Praktek pemakaman masyarakat Tionghoa, dalam hal ini upacara ritual dan jenis-jenis barang bawaan yang akan ikut dikubur akan dilihat terlebih dahulu ‘Hong-Shui’ nya. ‘Hong’ yang bermakna gunung dan ‘Shui’ bermakna air, sehingga prosesi pemakaman masyarakat Tionghoa harus memperhitungkan letak dan arah yang strategis berdasarkan arah gunung dan sumber mata air (sungai/laut). Orang Tionghoa percaya bahwa makam yang bagus itu adalah yang bersandar ke arah gunung dan menghadap ke arah mata air.

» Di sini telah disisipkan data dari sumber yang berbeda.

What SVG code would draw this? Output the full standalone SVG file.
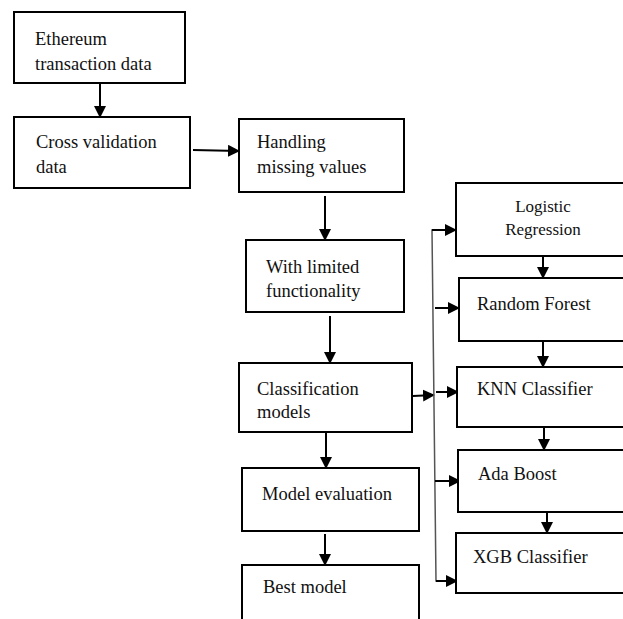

Orang Cina kuno juga memercayai bahwa jiwa orang yang telah mati memiliki dua komponen utama, yaitu Yin dan Yang. Yin, atau “po” dikaitkan dengan kuburan, sedangkan Yang, atau “hun” dikaitkan dengan hubungan keluarga dan leluhur. Oleh karena itu masyarakat Tionghoa membangun kuburan yang megah untuk keluarganya sebagai bentuk penghormatan kepada orang tua atau leluhur yang telah berjasa, sehingga jiwa para leluhur yang sudah mati tidak merasakan penderitaan di alam seberang.

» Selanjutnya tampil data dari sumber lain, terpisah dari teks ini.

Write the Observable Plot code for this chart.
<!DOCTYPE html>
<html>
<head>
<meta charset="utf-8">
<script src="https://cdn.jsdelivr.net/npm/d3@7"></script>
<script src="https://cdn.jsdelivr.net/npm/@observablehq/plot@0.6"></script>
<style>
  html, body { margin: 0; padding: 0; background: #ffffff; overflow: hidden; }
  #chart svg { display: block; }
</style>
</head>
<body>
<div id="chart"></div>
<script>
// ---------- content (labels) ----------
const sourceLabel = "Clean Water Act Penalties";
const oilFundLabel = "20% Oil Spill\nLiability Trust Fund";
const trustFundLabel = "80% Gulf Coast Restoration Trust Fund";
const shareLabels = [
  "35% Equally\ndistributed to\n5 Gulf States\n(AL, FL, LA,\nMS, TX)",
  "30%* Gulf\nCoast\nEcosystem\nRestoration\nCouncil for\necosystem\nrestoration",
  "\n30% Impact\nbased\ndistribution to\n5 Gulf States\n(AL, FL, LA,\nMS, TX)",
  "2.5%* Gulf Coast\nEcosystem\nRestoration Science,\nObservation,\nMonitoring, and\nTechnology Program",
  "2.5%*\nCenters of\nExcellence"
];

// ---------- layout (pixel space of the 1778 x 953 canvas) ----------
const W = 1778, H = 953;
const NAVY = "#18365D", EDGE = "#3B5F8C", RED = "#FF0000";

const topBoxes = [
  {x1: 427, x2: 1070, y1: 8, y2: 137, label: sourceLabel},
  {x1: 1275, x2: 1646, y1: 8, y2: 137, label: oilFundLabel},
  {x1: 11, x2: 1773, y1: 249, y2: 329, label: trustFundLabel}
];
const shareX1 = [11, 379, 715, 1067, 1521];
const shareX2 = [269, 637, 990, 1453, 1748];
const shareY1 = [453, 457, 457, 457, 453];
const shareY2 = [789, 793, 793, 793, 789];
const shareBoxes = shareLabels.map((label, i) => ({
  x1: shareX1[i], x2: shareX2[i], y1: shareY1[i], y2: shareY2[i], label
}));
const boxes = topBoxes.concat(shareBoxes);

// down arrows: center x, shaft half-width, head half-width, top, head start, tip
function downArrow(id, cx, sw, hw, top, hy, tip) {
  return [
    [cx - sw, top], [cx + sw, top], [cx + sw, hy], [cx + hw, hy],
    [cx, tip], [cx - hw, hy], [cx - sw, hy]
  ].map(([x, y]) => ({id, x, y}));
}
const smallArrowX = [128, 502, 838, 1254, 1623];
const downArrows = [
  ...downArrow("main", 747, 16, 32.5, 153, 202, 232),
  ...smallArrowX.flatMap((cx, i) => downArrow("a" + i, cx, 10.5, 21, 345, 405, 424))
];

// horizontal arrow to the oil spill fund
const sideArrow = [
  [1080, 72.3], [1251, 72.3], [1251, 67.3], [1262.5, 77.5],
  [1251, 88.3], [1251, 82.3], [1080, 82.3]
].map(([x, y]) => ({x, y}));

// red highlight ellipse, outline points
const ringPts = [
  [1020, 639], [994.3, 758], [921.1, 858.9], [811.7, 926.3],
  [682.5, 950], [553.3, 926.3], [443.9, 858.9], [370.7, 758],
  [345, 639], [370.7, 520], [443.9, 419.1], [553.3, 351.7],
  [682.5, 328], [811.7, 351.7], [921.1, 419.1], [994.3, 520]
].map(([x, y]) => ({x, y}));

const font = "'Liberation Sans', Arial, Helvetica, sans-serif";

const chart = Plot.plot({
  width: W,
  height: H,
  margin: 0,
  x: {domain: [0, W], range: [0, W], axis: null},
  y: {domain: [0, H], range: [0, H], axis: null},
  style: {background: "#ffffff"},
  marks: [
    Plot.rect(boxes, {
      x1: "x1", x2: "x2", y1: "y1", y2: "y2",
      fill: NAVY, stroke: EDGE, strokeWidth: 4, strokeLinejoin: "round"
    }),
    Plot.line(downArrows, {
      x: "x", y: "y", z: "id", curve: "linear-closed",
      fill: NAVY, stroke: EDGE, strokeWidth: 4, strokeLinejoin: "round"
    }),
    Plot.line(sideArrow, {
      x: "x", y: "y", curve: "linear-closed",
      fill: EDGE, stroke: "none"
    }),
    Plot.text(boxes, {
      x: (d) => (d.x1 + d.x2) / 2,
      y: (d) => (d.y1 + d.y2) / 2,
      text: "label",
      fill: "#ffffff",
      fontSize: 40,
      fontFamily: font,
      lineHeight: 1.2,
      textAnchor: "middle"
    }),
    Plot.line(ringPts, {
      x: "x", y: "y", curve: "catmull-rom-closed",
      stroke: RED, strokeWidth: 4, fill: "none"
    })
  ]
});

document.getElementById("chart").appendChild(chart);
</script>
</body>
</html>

Kebanyakan tradisi masyarakat Tionghoa yang berkaitan dengan kematian didasarkan pada keyakinan yang unik yang didapat dari tradisi desa dan anggota keluarga, tidak terorganisir berdasarkan praktik keagamaan. Tradisi ini sekarang dianggap sebagai “agama rakyat Cina.” Buddhisme, Taoisme, dan Konfusianisme semua berkontribusi untuk pengembangan adat istiadat. Konsep agama yang luas seperti keselamatan pribadi atau transformasi hanya memainkan peran kecil dalam praktek Cina kuno tentang kehidupan setelah kematian. Kepercayaan tentang kehidupan setelah kematian belum bisa dipastikan kebenarannya, namun kita sebagai manusia yang terlahir di tengah keberagaman tradisi dan budaya sudah sewajarnya menghargai dan menghormati kepercayaan yang telah ada berabad-abad tahun yang lalu ini. Kesadaran akan pentingnya toleransi merupakan kunci utama untuk melestarikan tradisi nenek moyang. Bagaimanakah menurutmu?